Other consequences were (in principle) possible as alternative schemes of creation.
The alternatives offend Justice.
One cannot be in a loving relationship with God in Heaven unless one is cleansed of sin and all accounts have been paid. I think we agree that one still stained by sin cannot be in Heaven. But why should one who is stained enjoy even a natural happiness after death?
One's time is done. The chances are over. The afterlife is not more time, another sort of time, another opportunity. And so, one is what one is at that point, and Justice demands that the unrepentant sinner, the hater of God, enjoy nothing -- that is, inhabit only Hell.
The only real alternative is Limbo, the place of natural but not supernatural happiness. But that is available only to those who are sinless yet, per the Wisdom of God, not to be granted the beatific vision. It is again a matter of Justice that they have an eternal happiness of some sort.
It seems to me that Heaven, Hell, and Limbo cover all contingencies. (Purgatory is just the rather unpleasant waiting room for Heaven, and not something that will endure past the eschaton anyhow.)
P.S. Yes, I am using "rejecting Christ" and "being sinful" as equivalent terms, but only because I think they are.

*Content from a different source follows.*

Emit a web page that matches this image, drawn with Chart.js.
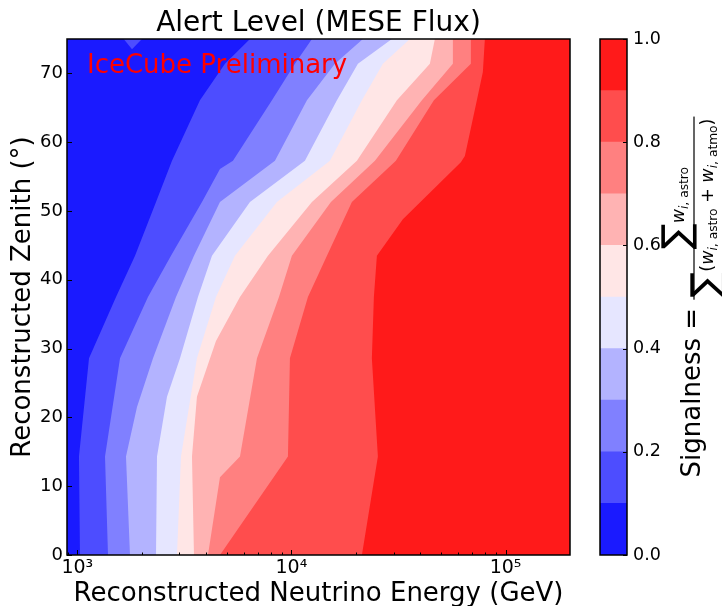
<!DOCTYPE html>
<html>
<head>
<meta charset="utf-8">
<script src="https://cdn.jsdelivr.net/npm/chart.js@4.4.1/dist/chart.umd.min.js"></script>
<style>
  body { margin: 0; background: #fff; }
  #wrap { position: relative; width: 722px; height: 606px; overflow: hidden; }
  #plot { position: absolute; left: 0; top: 0; }
  #cbar { position: absolute; left: 580px; top: 0; }
</style>
</head>
<body>
<div id="wrap">
  <canvas id="plot" width="637" height="606"></canvas>
  <canvas id="cbar" width="142" height="606"></canvas>
</div>
<script>
// contour levels and colours (bwr, 10 bands)
const levels = [0, 0.1, 0.2, 0.3, 0.4, 0.5, 0.6, 0.7, 0.8, 0.9, 1.0];
const bandColors = ['#1a1aff', '#4d4dff', '#8080ff', '#b3b3ff', '#e6e6ff',
                    '#ffe6e6', '#ffb3b3', '#ff8080', '#ff4d4d', '#ff1a1a'];

// axis ranges and ticks
const energyRange = [895, 200000];
const zenithRange = [0, 75];
const xTickValues = [1e3, 1e4, 1e5];
const xTickLabels = ['10³', '10⁴', '10⁵'];
const yTickValues = [0, 10, 20, 30, 40, 50, 60, 70];
const cbTicks = [0, 0.2, 0.4, 0.6, 0.8, 1.0];

// contour boundaries: energy (GeV) where signalness crosses each level, per zenith
const b1Zenith = [0, 14.3, 28.6, 37.5, 43.5, 51.3, 57.3, 66.1, 71.4, 75];
const b1Energy = [1029, 1018, 1134, 1516, 1860, 2331, 2768, 3739, 4892, 6402];

const b2Zenith = [0, 14.3, 28.6, 37.5, 43.5, 51.3, 56.1, 57.3, 66.1, 71.4, 75];
const b2Energy = [1391, 1347, 1583, 2138, 2738, 3821, 4637, 5333, 8110, 10380, 12470];

const b3Zenith = [0, 14.3, 21.5, 28.6, 37.5, 43.5, 51.3, 57.3, 66.1, 71.4, 75];
const b3Energy = [1762, 1688, 1900, 2257, 2890, 3506, 4637, 8376, 11816, 15960, 21570];

const b4Zenith = [0, 14.3, 23, 28.6, 37.5, 43.5, 51.3, 57.3, 66.1, 71.4, 75];
const b4Energy = [2331, 2356, 2623, 3017, 3660, 4255, 6402, 11560, 16310, 20440, 29460];

const b5Zenith = [0, 14.3, 28.6, 37.5, 43.5, 51.3, 57.3, 66.1, 71.4, 75];
const b5Energy = [2921, 3049, 3620, 4442, 5449, 8558, 15130, 21340, 26740, 35740];

const b6Zenith = [0, 14.3, 23, 31.1, 37.5, 43.5, 51.3, 57.3, 66.1, 71.4, 75];
const b6Energy = [3506, 3432, 3620, 4442, 5750, 7769, 12470, 20220, 31090, 44320, 46770];

const b7Zenith = [0, 11.3, 14.3, 28.6, 37.5, 43.5, 51.3, 57.3, 66.1, 71.4, 75];
const b7Energy = [4076, 4637, 5750, 6903, 8744, 10050, 15290, 24540, 40670, 56760, 56760];

const b8Zenith = [0, 14.3, 28.6, 37.5, 43.5, 51.3, 57.3, 66.1, 71.4, 75];
const b8Energy = [4637, 9631, 9840, 11940, 14650, 19160, 30750, 46270, 68870, 68870];

const b9Zenith = [0, 14.3, 28.6, 37.5, 43.5, 48.8, 57.1, 58, 66.1, 70.2, 75];
const b9Energy = [21340, 25340, 23750, 24270, 25070, 33150, 61840, 64570, 73470, 78360, 80060];

// small 0.1-0.2 island at the top edge
const islandZenith = [75, 73.5, 75];
const islandEnergy = [1647, 1801, 2004];

const FONT = '"DejaVu Sans"';
Chart.defaults.font.family = FONT;
Chart.defaults.color = '#000';

// polygons are built from the boundary lists and pushed a bit past the axes
const xOut = energyRange[0] / 2;
const xFar = energyRange[1] * 2;
const zLo = zenithRange[0] - 5;
const zHi = zenithRange[1] + 5;

function leftOf(energy, zenith) {
    const pts = [{x: xOut, y: zLo}, {x: energy[0], y: zLo}];
    energy.forEach((e, i) => pts.push({x: e, y: zenith[i]}));
    pts.push({x: energy[energy.length - 1], y: zHi}, {x: xOut, y: zHi});
    return pts;
}

function band(points, color) {
    return {
        data: points,
        showLine: true,
        fill: 'shape',
        backgroundColor: color,
        borderColor: 'rgba(0,0,0,0)',
        borderWidth: 0,
        pointRadius: 0,
        tension: 0,
        clip: 0
    };
}

const bounds = [
    [b1Energy, b1Zenith], [b2Energy, b2Zenith], [b3Energy, b3Zenith],
    [b4Energy, b4Zenith], [b5Energy, b5Zenith], [b6Energy, b6Zenith],
    [b7Energy, b7Zenith], [b8Energy, b8Zenith], [b9Energy, b9Zenith]
];

// dataset 0 is painted last, so the island goes first and the full red area last
const islandPts = islandEnergy.map((e, i) => ({x: e, y: islandZenith[i]}));
islandPts.push({x: islandEnergy[islandEnergy.length - 1], y: zHi}, {x: islandEnergy[0], y: zHi});

const datasets = [band(islandPts, bandColors[1])];
bounds.forEach(([e, z], i) => datasets.push(band(leftOf(e, z), bandColors[i])));
datasets.push(band([{x: xOut, y: zLo}, {x: xFar, y: zLo}, {x: xFar, y: zHi}, {x: xOut, y: zHi}], bandColors[9]));

// frame, inward ticks and the preliminary tag
const plotDeco = {
    id: 'plotDeco',
    afterDatasetsDraw(chart) {
        const ctx = chart.ctx;
        ctx.save();
        ctx.font = '26px ' + FONT;
        ctx.fillStyle = '#ff0000';
        ctx.textBaseline = 'alphabetic';
        ctx.fillText('IceCube Preliminary', 87, 73);
        ctx.restore();
    },
    afterDraw(chart) {
        const ctx = chart.ctx;
        const a = chart.chartArea;
        const sx = chart.scales.x, sy = chart.scales.y;
        ctx.save();
        ctx.strokeStyle = '#000';
        ctx.lineWidth = 1;
        ctx.beginPath();
        xTickValues.forEach(v => {
            const px = Math.round(sx.getPixelForValue(v)) + 0.5;
            ctx.moveTo(px, a.bottom); ctx.lineTo(px, a.bottom - 5);
        });
        for (let d = 100; d < energyRange[1]; d *= 10) {
            for (let k = 2; k <= 9; k++) {
                const v = k * d;
                if (v <= energyRange[0] || v >= energyRange[1]) continue;
                const px = Math.round(sx.getPixelForValue(v)) + 0.5;
                ctx.moveTo(px, a.bottom); ctx.lineTo(px, a.bottom - 2.5);
            }
        }
        yTickValues.forEach(v => {
            const py = Math.round(sy.getPixelForValue(v)) + 0.5;
            ctx.moveTo(a.left, py); ctx.lineTo(a.left + 5, py);
        });
        ctx.stroke();
        ctx.lineWidth = 1.5;
        ctx.strokeRect(a.left, a.top, a.right - a.left, a.bottom - a.top);
        ctx.restore();
    }
};

new Chart(document.getElementById('plot'), {
    type: 'scatter',
    data: { datasets },
    options: {
        responsive: false,
        animation: false,
        events: [],
        layout: { padding: { left: 0, right: 67, top: 0, bottom: 0 } },
        plugins: {
            legend: { display: false },
            tooltip: { enabled: false },
            title: {
                display: true,
                fullSize: false,
                text: 'Alert Level (MESE Flux)',
                color: '#000',
                font: { size: 28, weight: 'normal', lineHeight: 1 },
                padding: { top: 10, bottom: 1 }
            }
        },
        scales: {
            x: {
                type: 'logarithmic',
                min: energyRange[0],
                max: energyRange[1],
                grid: { display: false, drawTicks: false },
                border: { display: false },
                afterBuildTicks: s => { s.ticks = xTickValues.map(v => ({ value: v })); },
                afterFit: s => { s.height = 51; },
                ticks: {
                    autoSkip: false, maxRotation: 0, padding: 2,
                    font: { size: 19 },
                    callback: (v, i) => xTickLabels[i]
                },
                title: {
                    display: true,
                    text: 'Reconstructed Neutrino Energy (GeV)',
                    font: { size: 26 },
                    padding: { top: 0, bottom: -3.5 }
                }
            },
            y: {
                type: 'linear',
                min: zenithRange[0],
                max: zenithRange[1],
                grid: { display: false, drawTicks: false },
                border: { display: false },
                afterBuildTicks: s => { s.ticks = yTickValues.map(v => ({ value: v })); },
                afterFit: s => { s.width = 67; },
                ticks: { padding: 4, font: { size: 18 }, callback: v => String(v) },
                title: {
                    display: true,
                    text: 'Reconstructed Zenith (°)',
                    font: { size: 26 },
                    padding: { top: 7.6, bottom: 0 }
                }
            }
        }
    },
    plugins: [plotDeco]
});

// ---- colour bar ----
const mainFont = '26px ' + FONT;
const fracFont = '17.5px ' + FONT;
const fracIt = 'italic 17.5px ' + FONT;
const subFont = '12.25px ' + FONT;
const subIt = 'italic 12.25px ' + FONT;

function piecesWidth(ctx, pieces) {
    let w = 0;
    pieces.forEach(p => { ctx.font = p.font; w += ctx.measureText(p.text).width; });
    return w;
}

function drawPieces(ctx, pieces, u, v) {
    pieces.forEach(p => {
        ctx.font = p.font;
        ctx.textBaseline = p.base || 'alphabetic';
        ctx.fillText(p.text, u, v + (p.dv || 0));
        u += ctx.measureText(p.text).width;
    });
}

const cbDeco = {
    id: 'cbDeco',
    afterDraw(chart) {
        const ctx = chart.ctx;
        const a = chart.chartArea;
        const sy = chart.scales.y;
        ctx.save();
        ctx.strokeStyle = '#000';
        ctx.lineWidth = 1;
        ctx.beginPath();
        cbTicks.forEach(v => {
            const py = Math.round(sy.getPixelForValue(v)) + 0.5;
            ctx.moveTo(a.right, py); ctx.lineTo(a.right - 4, py);
        });
        ctx.stroke();
        ctx.lineWidth = 1.5;
        ctx.strokeRect(a.left, a.top, a.right - a.left, a.bottom - a.top);

        // label: Signalness = sum w_astro / sum (w_astro + w_atmo)
        ctx.font = '100px ' + FONT;
        const sigSize = 26 / ctx.measureText('∑').width * 100;
        const sigFont = sigSize.toFixed(1) + 'px ' + FONT;
        const num = [
            { text: '∑', font: sigFont, base: 'middle', dv: -5 },
            { text: 'w', font: fracIt },
            { text: 'i', font: subIt, dv: 4 },
            { text: ', astro', font: subFont, dv: 4 }
        ];
        const den = [
            { text: '∑', font: sigFont, base: 'middle', dv: -5 },
            { text: '(', font: fracFont },
            { text: 'w', font: fracIt },
            { text: 'i', font: subIt, dv: 4 },
            { text: ', astro', font: subFont, dv: 4 },
            { text: ' + ', font: fracFont },
            { text: 'w', font: fracIt },
            { text: 'i', font: subIt, dv: 4 },
            { text: ', atmo', font: subFont, dv: 4 },
            { text: ')', font: fracFont }
        ];
        const barX = 114;
        const cy = (a.top + a.bottom) / 2;
        ctx.translate(barX, cy);
        ctx.rotate(-Math.PI / 2);
        ctx.fillStyle = '#000';
        ctx.font = mainFont;
        const lead = 'Signalness = ';
        const leadW = ctx.measureText(lead).width;
        const numW = piecesWidth(ctx, num);
        const denW = piecesWidth(ctx, den);
        const fracW = Math.max(numW, denW) + 4;
        const u0 = -(leadW + fracW) / 2;
        ctx.font = mainFont;
        ctx.textBaseline = 'alphabetic';
        ctx.fillText(lead, u0, 6);
        const f0 = u0 + leadW;
        ctx.fillRect(f0, -0.6, fracW, 1.2);
        drawPieces(ctx, num, f0 + (fracW - numW) / 2, -10);
        drawPieces(ctx, den, f0 + (fracW - denW) / 2, 19);
        ctx.restore();
    }
};

new Chart(document.getElementById('cbar'), {
    type: 'bar',
    data: {
        labels: [''],
        datasets: bandColors.map((c, i) => ({
            data: [[levels[i], levels[i + 1]]],
            backgroundColor: c,
            borderWidth: 0,
            barPercentage: 1,
            categoryPercentage: 1,
            grouped: false
        }))
    },
    options: {
        responsive: false,
        animation: false,
        events: [],
        layout: { padding: { left: 20, right: 0, top: 39, bottom: 51 } },
        plugins: { legend: { display: false }, tooltip: { enabled: false } },
        scales: {
            x: { display: false },
            y: {
                position: 'right',
                min: 0,
                max: 1,
                grid: { display: false, drawTicks: false },
                border: { display: false },
                afterBuildTicks: s => { s.ticks = cbTicks.map(v => ({ value: v })); },
                afterFit: s => { s.width = 95; },
                ticks: { padding: 6, font: { size: 17.5 }, callback: v => v.toFixed(1) }
            }
        }
    },
    plugins: [cbDeco]
});
</script>
</body>
</html>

@David S - What is interesting about the argument I took from Arkle is that it assumes that God's idea of justice is *at least* as tender as the justice of a loving (human) Father to his children, and that the aimed-at relationship between God and Man must be chosen, therefore could not be a product of coercion. From these premises the conclusion seems that more than two options must be provided.
Limbo would perhaps suffice, but have to be conceptualized as accessible in an expanded fashion - and its basis was really quite different - Limbo has never been yearned for, not very seriously 'believed' I think - it seems like the solution to a philosophical problem (and a mistakenly conceptualized philosophical problem, at that!).
I have been reading Dorothy Sayers' translation and notes on Dante's Inferno. She writes that the virtuous pagan philosophers, Aristotle, Plato etc wanted an impersonal God and this is precisely what they get in the First Circle of Hell. They do not suffer torments but enjoy natural happiness.
@Gyan - Thanks - I haven't read Dante, and never heard this (or more accurately never noticed it) before.
I really need to read Dante's inferno! Thanks for the translation recommendation.